(Plotting code records)
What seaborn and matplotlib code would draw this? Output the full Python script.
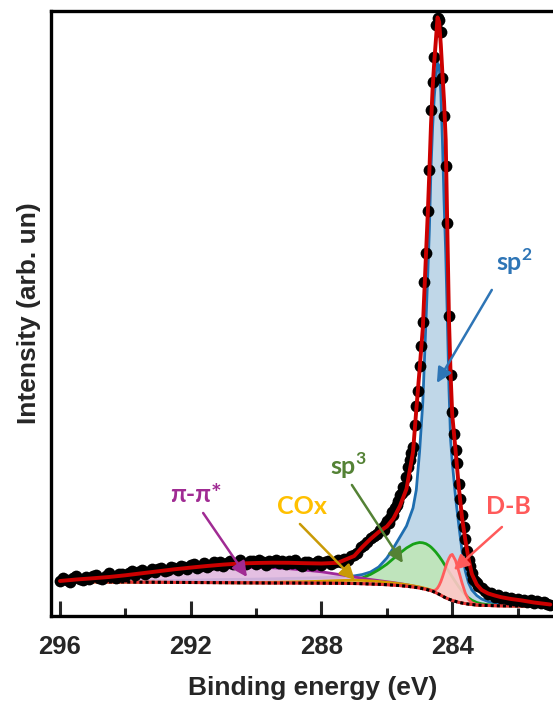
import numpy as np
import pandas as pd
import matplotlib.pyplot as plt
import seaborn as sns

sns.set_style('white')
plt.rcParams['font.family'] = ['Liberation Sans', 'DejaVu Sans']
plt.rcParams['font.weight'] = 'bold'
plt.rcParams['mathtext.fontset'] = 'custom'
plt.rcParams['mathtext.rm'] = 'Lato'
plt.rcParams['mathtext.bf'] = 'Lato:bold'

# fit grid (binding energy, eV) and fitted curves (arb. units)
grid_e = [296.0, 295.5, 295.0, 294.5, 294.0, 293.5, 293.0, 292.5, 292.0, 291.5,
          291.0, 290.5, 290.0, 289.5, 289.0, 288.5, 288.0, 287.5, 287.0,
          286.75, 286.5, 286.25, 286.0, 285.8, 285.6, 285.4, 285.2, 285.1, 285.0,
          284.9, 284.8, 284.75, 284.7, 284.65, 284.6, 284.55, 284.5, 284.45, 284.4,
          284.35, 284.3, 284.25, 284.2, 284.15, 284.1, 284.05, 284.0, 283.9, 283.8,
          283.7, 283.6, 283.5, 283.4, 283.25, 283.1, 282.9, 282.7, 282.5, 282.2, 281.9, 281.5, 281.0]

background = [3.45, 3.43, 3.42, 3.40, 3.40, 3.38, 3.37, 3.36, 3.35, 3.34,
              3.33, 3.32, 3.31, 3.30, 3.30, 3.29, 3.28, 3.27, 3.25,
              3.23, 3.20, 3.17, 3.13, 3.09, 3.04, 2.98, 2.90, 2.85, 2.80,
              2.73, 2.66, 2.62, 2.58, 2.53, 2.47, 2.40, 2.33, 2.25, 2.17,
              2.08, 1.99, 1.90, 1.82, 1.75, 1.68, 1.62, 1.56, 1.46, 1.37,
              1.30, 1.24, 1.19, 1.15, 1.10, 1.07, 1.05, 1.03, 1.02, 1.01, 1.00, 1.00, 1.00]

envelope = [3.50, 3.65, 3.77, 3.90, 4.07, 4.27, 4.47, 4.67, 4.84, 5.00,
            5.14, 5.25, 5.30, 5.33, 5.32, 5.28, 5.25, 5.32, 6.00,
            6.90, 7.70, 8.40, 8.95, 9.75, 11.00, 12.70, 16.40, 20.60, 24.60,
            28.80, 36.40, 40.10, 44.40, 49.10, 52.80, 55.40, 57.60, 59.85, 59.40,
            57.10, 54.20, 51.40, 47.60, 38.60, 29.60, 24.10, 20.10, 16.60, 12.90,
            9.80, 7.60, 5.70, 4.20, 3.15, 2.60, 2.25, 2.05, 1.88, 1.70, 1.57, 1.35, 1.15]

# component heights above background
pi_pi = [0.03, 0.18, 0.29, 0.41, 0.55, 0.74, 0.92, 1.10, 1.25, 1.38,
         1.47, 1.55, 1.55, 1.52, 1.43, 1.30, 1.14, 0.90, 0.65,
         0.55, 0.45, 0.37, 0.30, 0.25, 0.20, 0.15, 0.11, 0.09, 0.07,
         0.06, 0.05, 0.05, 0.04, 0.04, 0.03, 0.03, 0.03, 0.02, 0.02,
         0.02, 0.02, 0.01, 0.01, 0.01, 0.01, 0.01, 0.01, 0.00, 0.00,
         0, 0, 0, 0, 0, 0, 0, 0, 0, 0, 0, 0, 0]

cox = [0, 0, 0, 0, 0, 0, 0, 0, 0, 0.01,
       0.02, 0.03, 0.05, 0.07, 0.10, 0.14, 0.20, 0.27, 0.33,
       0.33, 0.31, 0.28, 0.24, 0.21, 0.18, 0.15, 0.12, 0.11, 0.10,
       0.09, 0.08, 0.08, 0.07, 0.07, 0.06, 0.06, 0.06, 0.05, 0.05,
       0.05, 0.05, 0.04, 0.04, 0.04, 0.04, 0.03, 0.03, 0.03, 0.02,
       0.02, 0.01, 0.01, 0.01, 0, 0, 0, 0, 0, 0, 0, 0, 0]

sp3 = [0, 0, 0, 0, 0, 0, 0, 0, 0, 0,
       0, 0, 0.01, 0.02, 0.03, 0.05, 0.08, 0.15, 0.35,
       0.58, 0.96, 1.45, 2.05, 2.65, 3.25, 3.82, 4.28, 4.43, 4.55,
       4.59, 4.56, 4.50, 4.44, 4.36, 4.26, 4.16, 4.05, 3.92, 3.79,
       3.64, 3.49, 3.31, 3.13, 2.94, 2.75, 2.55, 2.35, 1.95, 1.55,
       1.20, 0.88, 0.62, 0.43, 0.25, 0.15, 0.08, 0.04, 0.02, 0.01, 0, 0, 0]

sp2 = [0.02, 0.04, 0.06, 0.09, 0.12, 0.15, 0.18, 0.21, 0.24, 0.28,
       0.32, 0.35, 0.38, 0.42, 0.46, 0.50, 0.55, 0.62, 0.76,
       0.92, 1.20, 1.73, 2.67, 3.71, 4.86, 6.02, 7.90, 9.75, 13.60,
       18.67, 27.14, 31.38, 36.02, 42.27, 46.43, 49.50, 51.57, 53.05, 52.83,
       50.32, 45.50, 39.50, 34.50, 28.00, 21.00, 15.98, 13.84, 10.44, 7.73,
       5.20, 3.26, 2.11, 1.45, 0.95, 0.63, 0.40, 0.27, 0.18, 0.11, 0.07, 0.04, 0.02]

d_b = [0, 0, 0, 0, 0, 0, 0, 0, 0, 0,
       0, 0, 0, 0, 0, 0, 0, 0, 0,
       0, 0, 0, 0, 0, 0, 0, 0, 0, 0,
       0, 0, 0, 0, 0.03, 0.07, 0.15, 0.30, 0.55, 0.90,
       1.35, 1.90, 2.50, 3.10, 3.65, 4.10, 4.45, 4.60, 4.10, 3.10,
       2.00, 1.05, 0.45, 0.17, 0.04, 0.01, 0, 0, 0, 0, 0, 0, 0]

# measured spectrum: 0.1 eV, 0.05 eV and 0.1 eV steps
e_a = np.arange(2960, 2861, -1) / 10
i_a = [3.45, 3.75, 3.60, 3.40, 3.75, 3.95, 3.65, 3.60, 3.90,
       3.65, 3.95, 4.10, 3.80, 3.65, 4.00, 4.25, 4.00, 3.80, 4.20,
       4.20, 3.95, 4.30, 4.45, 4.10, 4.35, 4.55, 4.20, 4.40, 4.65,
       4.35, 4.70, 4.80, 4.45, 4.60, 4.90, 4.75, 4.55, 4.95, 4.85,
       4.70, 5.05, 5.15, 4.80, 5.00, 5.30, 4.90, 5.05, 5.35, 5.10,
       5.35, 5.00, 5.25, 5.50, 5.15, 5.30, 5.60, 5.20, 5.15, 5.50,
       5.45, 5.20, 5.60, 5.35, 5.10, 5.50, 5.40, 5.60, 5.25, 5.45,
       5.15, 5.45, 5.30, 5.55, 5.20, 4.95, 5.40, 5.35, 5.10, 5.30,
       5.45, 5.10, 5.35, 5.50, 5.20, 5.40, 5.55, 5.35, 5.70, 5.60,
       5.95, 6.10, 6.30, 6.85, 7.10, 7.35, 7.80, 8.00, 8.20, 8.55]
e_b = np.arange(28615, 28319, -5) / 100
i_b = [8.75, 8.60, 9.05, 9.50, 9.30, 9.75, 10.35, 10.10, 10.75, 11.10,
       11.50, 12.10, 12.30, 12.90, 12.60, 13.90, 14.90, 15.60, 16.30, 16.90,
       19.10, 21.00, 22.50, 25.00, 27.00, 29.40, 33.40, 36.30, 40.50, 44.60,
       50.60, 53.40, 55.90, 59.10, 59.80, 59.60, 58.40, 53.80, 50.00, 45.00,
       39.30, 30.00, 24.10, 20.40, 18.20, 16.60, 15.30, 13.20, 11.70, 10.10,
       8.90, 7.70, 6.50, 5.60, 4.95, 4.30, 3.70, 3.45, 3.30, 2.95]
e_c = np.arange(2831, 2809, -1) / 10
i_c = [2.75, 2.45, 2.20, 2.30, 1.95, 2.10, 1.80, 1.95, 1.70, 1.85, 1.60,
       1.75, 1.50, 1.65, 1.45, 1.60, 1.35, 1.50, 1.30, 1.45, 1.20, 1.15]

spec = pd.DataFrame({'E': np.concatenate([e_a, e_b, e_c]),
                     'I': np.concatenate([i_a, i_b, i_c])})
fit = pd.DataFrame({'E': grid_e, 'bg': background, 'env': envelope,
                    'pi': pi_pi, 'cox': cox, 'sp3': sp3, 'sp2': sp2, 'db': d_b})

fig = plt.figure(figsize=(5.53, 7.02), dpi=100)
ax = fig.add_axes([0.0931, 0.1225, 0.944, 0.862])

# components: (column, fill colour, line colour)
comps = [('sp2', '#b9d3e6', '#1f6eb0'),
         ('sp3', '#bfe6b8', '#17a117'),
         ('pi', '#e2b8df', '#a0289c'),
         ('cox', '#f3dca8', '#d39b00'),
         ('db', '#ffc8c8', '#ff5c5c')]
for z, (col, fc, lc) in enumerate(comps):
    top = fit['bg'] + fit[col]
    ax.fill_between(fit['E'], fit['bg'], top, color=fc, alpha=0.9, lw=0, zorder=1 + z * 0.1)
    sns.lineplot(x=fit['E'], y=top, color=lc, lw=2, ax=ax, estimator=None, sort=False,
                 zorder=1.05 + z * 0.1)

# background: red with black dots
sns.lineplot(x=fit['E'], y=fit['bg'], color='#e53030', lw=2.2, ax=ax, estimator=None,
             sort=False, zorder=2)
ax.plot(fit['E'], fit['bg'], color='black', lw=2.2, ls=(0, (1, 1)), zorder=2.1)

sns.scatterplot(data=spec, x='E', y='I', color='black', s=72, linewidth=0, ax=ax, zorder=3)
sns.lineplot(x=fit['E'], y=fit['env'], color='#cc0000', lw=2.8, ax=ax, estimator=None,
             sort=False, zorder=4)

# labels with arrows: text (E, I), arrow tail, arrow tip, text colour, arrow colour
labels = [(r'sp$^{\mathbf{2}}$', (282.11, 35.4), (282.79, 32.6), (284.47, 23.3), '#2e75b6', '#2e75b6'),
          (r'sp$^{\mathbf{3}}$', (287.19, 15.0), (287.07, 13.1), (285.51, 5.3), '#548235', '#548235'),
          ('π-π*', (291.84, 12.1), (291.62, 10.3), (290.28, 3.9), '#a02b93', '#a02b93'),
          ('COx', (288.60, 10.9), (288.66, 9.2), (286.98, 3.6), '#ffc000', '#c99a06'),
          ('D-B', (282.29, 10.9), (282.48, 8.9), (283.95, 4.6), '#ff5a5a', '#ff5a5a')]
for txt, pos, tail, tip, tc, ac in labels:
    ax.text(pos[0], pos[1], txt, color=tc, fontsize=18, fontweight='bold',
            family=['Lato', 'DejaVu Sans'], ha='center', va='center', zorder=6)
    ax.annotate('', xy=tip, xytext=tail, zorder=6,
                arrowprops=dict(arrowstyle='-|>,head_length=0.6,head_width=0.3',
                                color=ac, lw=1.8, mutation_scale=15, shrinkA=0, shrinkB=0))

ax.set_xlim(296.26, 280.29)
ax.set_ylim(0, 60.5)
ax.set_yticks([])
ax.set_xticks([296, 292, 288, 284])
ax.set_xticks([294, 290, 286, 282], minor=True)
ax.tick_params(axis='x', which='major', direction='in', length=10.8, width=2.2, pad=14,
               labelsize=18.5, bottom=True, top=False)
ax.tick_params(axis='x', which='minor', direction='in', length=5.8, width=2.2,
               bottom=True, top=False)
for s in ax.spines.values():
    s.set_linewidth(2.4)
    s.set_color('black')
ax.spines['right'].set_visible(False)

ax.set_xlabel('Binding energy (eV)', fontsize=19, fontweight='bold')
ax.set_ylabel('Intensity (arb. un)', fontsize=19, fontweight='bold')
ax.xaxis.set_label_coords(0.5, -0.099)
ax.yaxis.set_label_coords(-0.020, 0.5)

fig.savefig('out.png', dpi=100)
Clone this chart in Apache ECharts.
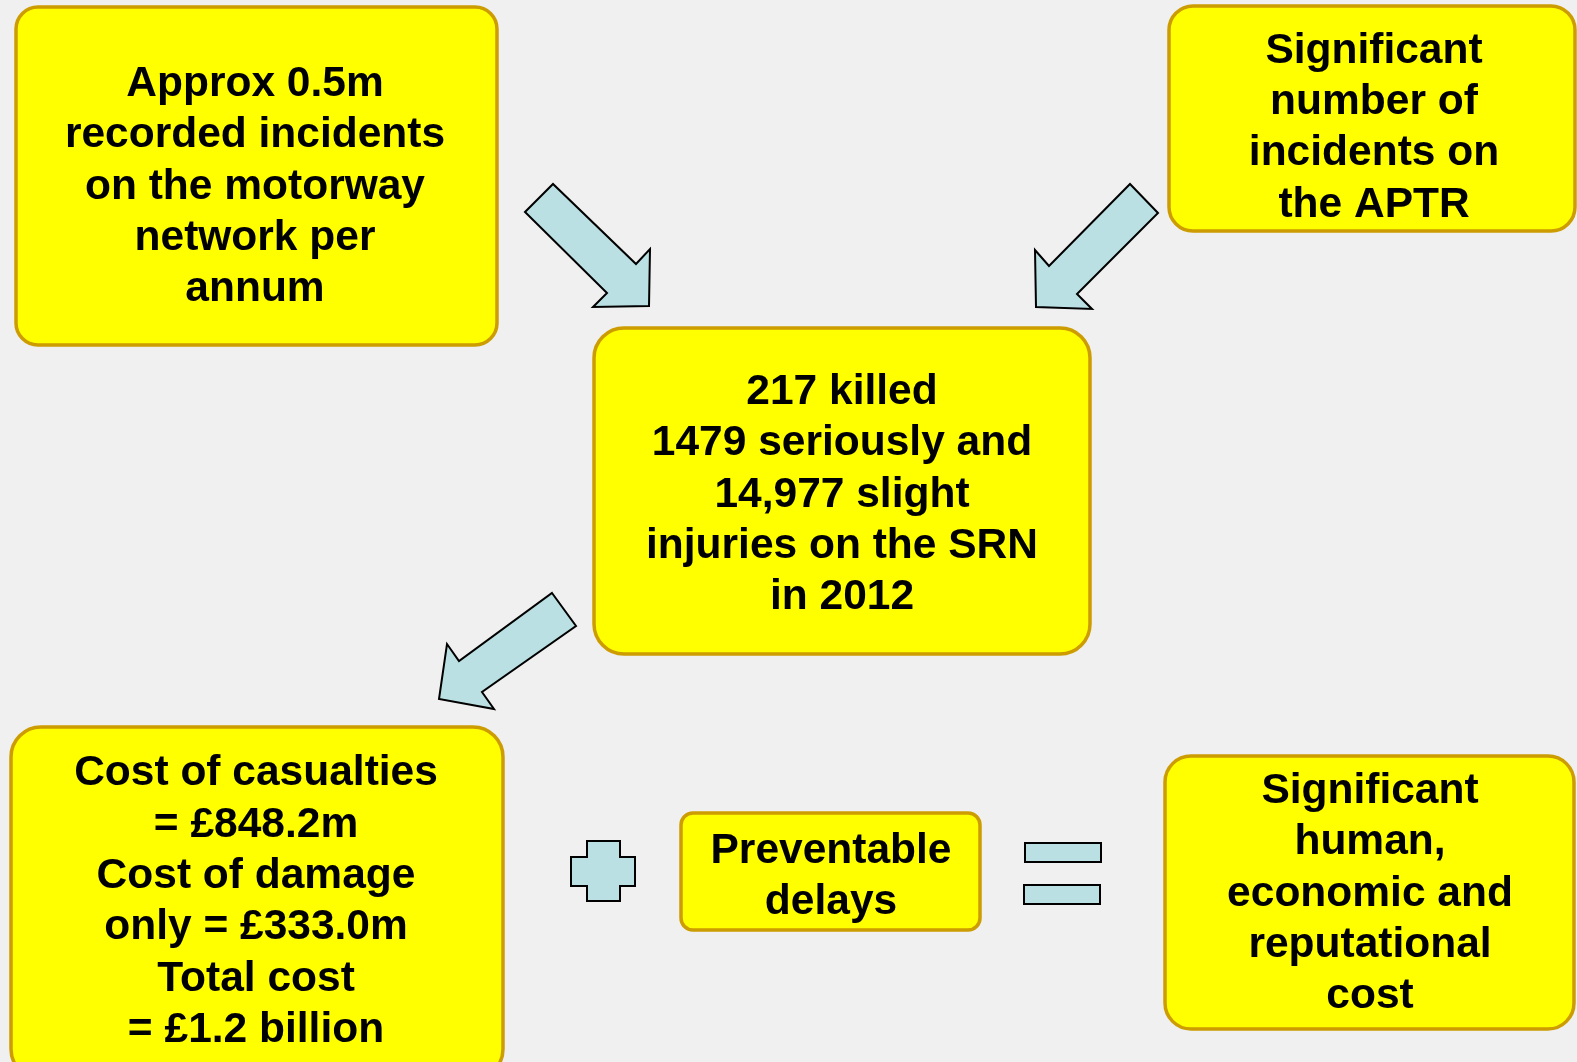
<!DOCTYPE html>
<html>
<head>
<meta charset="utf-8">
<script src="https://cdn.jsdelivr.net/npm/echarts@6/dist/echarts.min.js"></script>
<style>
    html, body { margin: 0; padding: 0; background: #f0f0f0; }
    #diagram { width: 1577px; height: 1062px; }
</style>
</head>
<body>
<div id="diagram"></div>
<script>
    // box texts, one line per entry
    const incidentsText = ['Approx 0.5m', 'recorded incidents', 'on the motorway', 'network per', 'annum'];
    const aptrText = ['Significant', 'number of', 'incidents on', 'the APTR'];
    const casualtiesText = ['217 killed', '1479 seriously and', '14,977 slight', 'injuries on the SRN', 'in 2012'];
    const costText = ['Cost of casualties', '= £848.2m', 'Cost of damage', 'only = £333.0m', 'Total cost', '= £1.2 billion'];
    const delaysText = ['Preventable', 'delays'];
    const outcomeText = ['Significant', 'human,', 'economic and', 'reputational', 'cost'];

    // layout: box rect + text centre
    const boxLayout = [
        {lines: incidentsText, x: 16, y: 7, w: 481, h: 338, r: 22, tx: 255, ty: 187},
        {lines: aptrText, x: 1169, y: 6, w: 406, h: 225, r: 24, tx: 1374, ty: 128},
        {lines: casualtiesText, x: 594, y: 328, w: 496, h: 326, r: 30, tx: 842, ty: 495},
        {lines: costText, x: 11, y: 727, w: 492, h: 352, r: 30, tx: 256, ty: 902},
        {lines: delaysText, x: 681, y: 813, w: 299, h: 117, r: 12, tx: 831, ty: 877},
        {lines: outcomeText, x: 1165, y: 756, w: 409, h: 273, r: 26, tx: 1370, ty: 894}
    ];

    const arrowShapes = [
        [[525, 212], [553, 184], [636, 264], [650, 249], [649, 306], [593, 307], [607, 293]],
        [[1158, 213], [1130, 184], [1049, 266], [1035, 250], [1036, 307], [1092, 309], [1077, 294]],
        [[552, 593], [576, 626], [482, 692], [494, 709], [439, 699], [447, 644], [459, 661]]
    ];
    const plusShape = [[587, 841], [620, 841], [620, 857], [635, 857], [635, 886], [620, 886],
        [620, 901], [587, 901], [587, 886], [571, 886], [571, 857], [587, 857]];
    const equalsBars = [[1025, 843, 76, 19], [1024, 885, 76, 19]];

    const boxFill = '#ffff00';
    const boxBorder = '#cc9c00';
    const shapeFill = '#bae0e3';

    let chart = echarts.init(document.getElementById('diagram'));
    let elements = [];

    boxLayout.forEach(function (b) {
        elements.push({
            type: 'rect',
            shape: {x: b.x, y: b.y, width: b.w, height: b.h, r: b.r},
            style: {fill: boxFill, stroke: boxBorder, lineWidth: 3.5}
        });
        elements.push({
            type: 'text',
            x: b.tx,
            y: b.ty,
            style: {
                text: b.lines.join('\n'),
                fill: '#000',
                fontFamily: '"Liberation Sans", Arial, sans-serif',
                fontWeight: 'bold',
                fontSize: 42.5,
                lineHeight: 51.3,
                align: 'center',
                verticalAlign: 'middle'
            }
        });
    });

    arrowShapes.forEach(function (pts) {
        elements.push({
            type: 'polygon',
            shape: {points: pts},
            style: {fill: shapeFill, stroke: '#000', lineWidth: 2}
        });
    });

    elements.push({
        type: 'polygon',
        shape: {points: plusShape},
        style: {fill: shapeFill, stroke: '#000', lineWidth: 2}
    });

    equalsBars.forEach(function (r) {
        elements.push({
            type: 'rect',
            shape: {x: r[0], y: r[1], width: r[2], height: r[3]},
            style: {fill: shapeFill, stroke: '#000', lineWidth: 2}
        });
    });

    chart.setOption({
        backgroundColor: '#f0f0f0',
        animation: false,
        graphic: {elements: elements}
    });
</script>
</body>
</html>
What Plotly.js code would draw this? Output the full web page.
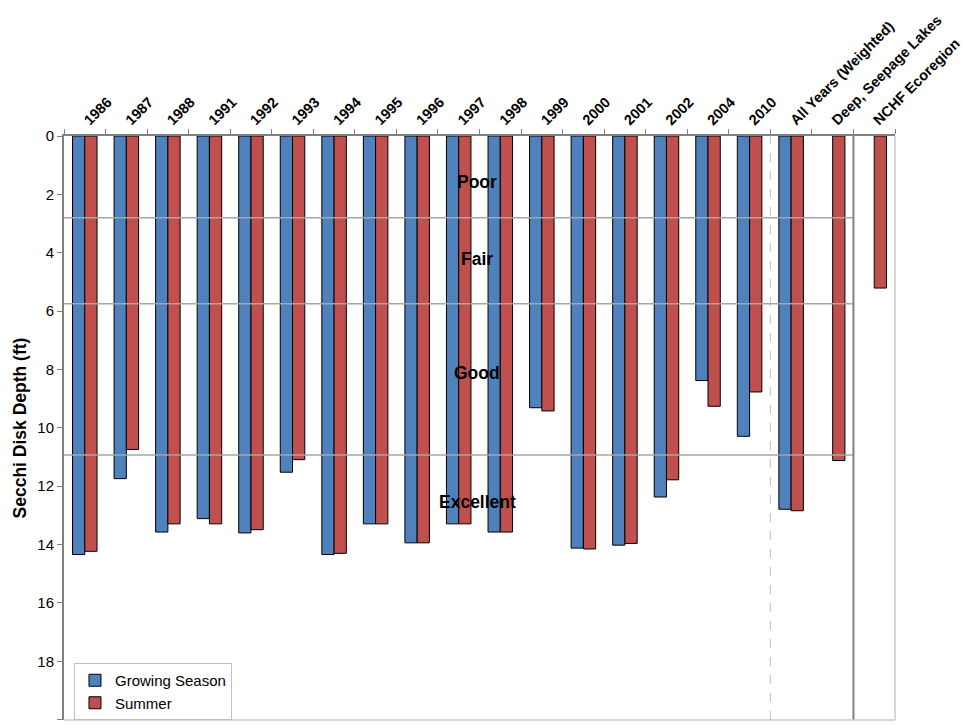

TASK STATEMENT: Locate the lines above that contain "would" and copy them.

SOLUTION TO THE EXERCISE:
What seaborn and matplotlib code would draw this? Output the full Python script.
What Plotly.js code would draw this? Output the full web page.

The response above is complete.